→ **Dataset excerpt**
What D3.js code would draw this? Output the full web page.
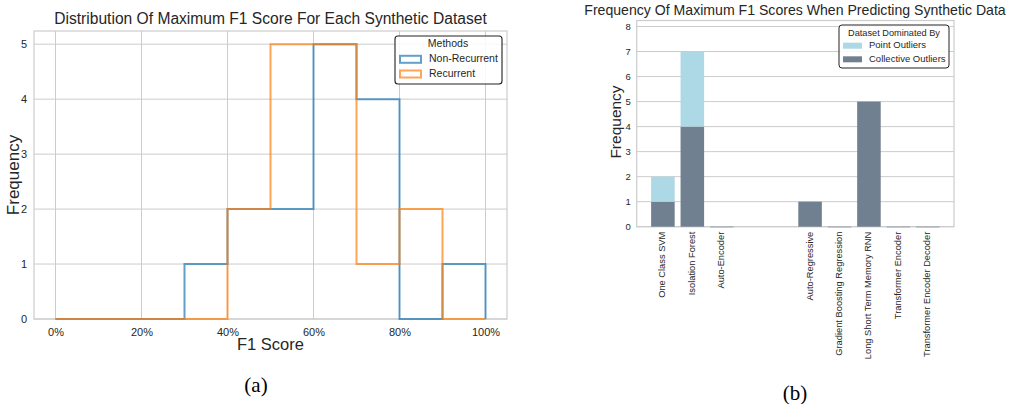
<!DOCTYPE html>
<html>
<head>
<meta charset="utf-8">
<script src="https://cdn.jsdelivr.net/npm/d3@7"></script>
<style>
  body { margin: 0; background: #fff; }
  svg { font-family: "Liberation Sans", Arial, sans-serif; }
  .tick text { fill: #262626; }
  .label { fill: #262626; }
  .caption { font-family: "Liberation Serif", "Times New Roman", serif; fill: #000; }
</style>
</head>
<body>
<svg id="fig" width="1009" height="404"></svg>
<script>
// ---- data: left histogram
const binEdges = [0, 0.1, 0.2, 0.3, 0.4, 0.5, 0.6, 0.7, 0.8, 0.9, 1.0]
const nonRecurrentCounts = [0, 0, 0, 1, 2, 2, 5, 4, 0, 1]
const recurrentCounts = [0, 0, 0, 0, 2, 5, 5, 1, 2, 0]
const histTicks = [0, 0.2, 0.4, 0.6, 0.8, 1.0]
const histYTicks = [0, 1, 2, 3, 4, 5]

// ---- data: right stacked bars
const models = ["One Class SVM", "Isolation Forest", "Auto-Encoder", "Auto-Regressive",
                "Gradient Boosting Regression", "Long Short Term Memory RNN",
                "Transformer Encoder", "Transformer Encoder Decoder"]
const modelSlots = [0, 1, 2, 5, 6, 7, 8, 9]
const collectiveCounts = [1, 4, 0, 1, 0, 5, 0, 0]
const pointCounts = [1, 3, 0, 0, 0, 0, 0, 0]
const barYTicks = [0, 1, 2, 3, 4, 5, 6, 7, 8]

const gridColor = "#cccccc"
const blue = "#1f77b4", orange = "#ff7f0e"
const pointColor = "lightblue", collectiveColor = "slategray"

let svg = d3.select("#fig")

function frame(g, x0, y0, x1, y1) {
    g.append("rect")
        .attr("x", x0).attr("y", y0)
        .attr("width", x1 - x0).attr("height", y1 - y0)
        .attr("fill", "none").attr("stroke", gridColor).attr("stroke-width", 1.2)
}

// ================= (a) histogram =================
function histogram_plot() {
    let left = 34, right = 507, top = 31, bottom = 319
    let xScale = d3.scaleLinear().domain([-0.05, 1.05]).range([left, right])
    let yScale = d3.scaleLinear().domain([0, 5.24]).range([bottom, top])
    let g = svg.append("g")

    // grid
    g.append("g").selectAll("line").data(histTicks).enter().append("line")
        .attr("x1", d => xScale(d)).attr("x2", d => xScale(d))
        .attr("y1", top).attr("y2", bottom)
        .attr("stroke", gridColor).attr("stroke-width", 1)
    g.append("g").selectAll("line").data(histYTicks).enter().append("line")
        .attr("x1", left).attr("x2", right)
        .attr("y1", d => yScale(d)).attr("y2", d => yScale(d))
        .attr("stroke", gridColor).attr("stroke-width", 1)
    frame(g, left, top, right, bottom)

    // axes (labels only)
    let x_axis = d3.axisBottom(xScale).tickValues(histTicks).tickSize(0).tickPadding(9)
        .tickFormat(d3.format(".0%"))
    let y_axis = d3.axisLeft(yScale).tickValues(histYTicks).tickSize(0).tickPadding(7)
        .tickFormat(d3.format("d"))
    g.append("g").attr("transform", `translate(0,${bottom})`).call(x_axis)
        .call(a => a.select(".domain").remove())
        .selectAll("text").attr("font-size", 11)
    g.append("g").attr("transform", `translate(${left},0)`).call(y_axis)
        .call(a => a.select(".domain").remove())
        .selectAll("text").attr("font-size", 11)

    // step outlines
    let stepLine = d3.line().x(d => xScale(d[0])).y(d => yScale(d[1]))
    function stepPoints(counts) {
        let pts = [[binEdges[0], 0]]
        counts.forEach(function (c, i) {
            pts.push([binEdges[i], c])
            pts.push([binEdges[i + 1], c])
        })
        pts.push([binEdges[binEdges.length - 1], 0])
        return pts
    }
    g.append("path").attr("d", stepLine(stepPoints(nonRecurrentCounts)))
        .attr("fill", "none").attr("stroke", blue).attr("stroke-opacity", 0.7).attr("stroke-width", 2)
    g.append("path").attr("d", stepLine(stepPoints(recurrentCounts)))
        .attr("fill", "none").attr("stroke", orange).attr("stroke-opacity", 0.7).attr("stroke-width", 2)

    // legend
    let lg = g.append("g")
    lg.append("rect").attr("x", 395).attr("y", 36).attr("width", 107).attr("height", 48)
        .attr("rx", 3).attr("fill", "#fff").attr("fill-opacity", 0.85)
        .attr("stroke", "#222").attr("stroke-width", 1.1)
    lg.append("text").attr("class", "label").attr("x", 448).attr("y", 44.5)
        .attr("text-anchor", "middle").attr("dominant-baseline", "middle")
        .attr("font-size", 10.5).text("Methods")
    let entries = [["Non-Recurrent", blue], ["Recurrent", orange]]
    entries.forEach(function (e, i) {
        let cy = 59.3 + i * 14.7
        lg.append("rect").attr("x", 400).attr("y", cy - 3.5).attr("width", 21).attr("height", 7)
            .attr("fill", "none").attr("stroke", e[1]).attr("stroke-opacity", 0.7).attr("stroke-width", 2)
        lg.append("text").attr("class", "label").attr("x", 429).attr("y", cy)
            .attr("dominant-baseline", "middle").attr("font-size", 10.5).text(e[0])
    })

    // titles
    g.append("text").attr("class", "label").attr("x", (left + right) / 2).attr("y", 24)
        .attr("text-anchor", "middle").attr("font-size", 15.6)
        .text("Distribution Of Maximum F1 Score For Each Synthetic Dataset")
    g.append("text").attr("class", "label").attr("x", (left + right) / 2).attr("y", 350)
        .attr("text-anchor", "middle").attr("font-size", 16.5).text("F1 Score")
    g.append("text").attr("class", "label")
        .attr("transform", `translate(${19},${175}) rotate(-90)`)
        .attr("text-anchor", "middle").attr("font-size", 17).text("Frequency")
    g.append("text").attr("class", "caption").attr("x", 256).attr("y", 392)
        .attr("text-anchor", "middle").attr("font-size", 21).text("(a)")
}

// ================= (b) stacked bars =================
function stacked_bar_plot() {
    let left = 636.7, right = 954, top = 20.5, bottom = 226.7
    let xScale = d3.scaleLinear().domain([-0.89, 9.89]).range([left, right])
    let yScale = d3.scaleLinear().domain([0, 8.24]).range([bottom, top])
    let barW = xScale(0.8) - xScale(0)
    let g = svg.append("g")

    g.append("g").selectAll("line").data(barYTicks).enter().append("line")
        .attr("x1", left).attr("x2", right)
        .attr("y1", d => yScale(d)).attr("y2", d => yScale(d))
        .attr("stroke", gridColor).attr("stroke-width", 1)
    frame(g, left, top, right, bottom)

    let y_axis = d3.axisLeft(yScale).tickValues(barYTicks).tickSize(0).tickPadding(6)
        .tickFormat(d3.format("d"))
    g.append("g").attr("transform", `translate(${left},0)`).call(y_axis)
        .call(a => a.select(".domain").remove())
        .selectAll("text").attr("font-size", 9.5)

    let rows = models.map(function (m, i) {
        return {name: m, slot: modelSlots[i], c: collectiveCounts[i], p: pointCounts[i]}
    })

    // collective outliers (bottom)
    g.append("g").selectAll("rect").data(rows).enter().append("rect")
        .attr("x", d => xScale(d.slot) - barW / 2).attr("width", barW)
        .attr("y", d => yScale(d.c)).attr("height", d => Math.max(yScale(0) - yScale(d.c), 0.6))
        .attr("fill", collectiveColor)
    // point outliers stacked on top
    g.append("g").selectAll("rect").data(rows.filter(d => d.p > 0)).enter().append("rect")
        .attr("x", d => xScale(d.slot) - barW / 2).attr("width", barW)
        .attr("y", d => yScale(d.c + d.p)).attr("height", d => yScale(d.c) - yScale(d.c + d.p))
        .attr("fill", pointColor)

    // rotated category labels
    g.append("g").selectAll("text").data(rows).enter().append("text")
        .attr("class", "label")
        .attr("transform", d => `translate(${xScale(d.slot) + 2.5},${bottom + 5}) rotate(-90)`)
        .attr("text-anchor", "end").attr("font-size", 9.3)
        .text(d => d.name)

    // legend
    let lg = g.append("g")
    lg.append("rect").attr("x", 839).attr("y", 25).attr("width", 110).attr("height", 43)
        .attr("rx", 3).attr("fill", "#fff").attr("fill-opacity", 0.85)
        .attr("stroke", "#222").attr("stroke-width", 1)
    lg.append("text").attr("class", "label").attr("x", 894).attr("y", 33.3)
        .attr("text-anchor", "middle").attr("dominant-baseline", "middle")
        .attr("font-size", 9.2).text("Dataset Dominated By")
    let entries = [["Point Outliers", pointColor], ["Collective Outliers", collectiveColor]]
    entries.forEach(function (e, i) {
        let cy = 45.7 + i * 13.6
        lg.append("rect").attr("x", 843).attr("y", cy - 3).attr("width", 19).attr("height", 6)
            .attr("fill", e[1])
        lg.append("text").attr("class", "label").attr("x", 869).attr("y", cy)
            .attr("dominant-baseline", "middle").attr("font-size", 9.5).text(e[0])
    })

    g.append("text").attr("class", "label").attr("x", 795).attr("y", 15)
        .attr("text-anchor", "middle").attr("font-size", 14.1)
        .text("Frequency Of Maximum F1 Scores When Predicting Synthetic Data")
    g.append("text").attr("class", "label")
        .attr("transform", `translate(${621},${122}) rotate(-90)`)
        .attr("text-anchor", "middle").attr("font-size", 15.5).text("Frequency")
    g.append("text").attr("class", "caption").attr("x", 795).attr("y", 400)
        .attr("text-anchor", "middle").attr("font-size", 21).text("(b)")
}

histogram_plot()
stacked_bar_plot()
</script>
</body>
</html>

→ **Set exercise**
Up to and including the line containing "const histYTicks = [0, 1, 2, 3, 4, 5]", repeat every line from the start of the data, but none of the pictures.

→ **Expected output**
What D3.js code would draw this? Output the full web page.
<!DOCTYPE html>
<html>
<head>
<meta charset="utf-8">
<script src="https://cdn.jsdelivr.net/npm/d3@7"></script>
<style>
  body { margin: 0; background: #fff; }
  svg { font-family: "Liberation Sans", Arial, sans-serif; }
  .tick text { fill: #262626; }
  .label { fill: #262626; }
  .caption { font-family: "Liberation Serif", "Times New Roman", serif; fill: #000; }
</style>
</head>
<body>
<svg id="fig" width="1009" height="404"></svg>
<script>
// ---- data: left histogram
const binEdges = [0, 0.1, 0.2, 0.3, 0.4, 0.5, 0.6, 0.7, 0.8, 0.9, 1.0]
const nonRecurrentCounts = [0, 0, 0, 1, 2, 2, 5, 4, 0, 1]
const recurrentCounts = [0, 0, 0, 0, 2, 5, 5, 1, 2, 0]
const histTicks = [0, 0.2, 0.4, 0.6, 0.8, 1.0]
const histYTicks = [0, 1, 2, 3, 4, 5]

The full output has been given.